GOAL: Locate the string "LaTeX" in the listing below. Copy every line where it is found.

[Records with drawing code]
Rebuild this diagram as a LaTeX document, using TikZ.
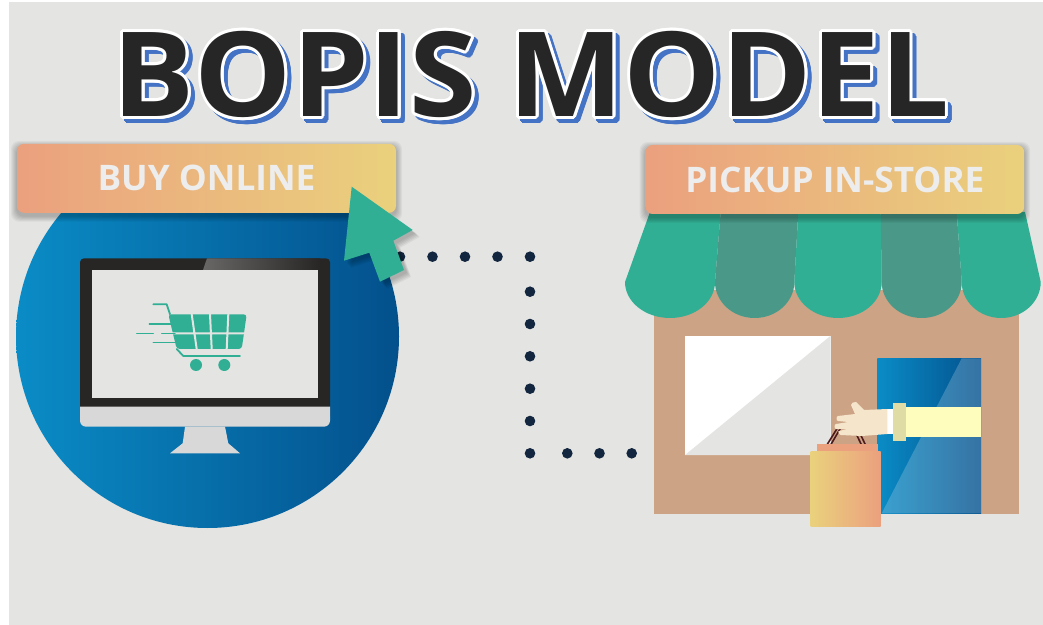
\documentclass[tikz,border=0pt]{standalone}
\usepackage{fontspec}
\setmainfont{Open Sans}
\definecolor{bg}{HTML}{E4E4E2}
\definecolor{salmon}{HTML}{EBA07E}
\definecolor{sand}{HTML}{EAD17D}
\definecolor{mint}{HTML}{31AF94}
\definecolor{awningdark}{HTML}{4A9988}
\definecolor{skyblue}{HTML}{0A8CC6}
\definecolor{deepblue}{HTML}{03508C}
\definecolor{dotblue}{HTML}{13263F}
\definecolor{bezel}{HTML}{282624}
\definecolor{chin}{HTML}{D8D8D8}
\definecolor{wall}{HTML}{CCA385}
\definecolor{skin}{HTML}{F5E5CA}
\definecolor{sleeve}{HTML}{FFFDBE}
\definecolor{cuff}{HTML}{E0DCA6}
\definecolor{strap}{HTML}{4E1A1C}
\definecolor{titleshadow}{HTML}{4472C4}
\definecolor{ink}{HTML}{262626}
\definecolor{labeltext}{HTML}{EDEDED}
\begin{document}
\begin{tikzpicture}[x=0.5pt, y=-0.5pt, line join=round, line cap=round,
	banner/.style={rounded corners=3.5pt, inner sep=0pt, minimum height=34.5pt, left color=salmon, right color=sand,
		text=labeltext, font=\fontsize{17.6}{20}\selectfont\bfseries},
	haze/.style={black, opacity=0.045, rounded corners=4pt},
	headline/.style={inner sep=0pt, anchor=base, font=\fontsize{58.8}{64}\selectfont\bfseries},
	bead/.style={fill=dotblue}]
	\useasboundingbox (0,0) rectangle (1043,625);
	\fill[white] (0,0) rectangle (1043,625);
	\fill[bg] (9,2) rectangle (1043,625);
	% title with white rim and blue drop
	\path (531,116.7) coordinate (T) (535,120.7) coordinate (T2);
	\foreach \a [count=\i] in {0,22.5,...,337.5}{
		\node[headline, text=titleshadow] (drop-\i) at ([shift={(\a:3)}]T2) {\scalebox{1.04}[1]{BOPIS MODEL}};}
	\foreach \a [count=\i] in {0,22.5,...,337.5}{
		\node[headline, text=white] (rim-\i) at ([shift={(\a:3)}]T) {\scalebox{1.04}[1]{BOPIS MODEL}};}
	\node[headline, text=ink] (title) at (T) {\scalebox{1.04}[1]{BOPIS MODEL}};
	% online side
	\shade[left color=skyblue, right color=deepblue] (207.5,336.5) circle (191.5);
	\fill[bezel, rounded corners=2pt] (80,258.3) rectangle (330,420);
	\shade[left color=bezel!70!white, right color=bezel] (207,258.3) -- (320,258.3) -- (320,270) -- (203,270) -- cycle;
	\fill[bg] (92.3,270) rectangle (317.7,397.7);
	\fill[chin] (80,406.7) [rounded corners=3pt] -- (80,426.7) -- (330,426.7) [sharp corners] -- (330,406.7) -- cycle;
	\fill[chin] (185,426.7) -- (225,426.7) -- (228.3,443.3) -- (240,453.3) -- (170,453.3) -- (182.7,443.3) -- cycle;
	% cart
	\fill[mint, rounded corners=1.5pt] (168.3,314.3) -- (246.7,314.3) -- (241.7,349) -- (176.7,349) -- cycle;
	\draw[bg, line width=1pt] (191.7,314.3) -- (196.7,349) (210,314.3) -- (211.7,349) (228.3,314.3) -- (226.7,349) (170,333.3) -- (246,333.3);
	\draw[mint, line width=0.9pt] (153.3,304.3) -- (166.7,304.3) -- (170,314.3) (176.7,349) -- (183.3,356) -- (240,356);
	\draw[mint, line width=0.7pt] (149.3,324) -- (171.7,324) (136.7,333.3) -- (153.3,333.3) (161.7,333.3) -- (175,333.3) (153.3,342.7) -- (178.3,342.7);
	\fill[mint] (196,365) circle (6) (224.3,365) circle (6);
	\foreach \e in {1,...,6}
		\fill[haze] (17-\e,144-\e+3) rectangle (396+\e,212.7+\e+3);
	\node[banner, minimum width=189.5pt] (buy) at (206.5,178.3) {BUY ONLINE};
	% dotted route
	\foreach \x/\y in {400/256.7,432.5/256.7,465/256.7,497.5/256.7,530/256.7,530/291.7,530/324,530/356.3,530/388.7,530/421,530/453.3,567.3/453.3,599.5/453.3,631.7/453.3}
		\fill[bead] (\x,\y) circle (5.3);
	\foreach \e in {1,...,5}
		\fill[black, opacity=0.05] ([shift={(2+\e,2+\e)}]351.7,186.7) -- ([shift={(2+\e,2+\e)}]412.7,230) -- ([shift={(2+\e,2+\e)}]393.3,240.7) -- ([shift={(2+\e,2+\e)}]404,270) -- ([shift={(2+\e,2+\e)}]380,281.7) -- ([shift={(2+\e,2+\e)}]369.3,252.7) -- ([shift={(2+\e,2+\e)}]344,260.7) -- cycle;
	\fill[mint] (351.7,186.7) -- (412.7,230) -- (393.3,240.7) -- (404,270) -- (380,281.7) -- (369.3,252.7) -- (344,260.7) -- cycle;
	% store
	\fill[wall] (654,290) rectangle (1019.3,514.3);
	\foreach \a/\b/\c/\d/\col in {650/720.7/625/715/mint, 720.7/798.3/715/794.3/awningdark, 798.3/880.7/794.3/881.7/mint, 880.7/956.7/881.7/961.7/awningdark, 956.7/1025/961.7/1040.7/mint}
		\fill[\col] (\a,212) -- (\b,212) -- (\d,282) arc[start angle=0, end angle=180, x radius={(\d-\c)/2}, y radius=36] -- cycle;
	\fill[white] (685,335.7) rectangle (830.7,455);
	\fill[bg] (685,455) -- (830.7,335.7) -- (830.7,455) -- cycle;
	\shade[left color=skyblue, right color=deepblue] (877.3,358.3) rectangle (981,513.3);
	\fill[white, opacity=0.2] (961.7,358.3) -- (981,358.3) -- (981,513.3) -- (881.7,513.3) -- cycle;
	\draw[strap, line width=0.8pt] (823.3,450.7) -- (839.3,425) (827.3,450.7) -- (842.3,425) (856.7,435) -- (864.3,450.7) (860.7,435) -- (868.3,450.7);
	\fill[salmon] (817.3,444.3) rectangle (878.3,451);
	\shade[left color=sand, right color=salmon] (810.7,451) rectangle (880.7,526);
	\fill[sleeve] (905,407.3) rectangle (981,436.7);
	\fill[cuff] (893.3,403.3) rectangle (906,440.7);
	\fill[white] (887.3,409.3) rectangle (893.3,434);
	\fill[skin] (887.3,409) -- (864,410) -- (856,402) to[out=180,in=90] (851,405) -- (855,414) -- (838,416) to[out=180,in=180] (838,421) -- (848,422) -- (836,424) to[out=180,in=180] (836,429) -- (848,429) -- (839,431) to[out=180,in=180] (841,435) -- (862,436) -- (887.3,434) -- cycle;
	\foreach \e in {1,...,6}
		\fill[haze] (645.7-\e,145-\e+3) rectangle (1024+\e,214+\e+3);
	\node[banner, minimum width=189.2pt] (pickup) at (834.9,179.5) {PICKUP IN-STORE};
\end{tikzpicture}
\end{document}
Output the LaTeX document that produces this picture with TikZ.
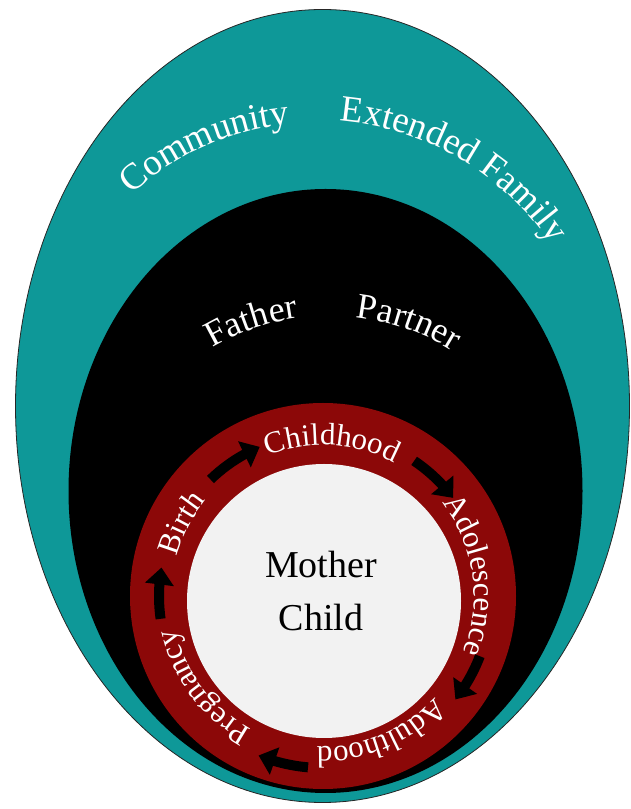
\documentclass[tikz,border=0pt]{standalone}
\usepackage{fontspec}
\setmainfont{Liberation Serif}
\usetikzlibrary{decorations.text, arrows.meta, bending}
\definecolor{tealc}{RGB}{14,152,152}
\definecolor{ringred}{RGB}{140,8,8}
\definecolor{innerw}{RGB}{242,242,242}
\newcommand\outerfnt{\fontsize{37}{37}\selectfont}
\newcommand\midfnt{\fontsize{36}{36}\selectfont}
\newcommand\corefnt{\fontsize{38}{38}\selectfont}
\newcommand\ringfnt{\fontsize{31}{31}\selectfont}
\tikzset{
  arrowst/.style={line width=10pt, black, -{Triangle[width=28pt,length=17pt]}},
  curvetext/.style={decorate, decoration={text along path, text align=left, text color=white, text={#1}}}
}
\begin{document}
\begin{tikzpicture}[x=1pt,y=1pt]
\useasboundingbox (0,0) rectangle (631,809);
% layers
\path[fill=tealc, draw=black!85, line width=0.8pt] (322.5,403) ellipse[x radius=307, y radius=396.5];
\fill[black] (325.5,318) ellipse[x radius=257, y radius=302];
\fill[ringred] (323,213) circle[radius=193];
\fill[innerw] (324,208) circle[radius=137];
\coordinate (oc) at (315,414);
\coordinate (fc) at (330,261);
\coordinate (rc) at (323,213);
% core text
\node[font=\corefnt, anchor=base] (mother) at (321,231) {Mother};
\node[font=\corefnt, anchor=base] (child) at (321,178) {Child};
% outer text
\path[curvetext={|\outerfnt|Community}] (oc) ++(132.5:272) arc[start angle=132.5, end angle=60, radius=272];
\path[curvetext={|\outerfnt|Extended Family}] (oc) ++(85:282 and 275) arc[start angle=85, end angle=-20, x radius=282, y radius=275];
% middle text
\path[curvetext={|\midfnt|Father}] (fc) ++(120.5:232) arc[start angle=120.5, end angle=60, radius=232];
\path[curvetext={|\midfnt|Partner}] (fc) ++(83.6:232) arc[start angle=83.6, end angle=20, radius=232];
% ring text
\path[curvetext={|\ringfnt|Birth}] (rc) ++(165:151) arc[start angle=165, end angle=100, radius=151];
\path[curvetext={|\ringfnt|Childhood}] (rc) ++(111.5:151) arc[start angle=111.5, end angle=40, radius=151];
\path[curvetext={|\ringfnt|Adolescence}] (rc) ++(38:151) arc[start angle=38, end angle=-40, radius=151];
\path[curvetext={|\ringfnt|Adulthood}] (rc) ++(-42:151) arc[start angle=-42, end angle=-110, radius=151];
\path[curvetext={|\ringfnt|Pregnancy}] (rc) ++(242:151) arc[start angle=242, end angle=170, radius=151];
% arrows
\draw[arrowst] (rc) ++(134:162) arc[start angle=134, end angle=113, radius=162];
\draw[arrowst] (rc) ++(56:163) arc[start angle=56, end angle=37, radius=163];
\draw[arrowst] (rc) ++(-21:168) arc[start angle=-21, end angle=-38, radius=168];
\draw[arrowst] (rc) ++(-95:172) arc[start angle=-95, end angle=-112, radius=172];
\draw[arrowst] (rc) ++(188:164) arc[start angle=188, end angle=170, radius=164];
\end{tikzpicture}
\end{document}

PROBLEM SOLUTION:
Rebuild this diagram as a LaTeX document, using TikZ.
Output the LaTeX document that produces this picture with TikZ.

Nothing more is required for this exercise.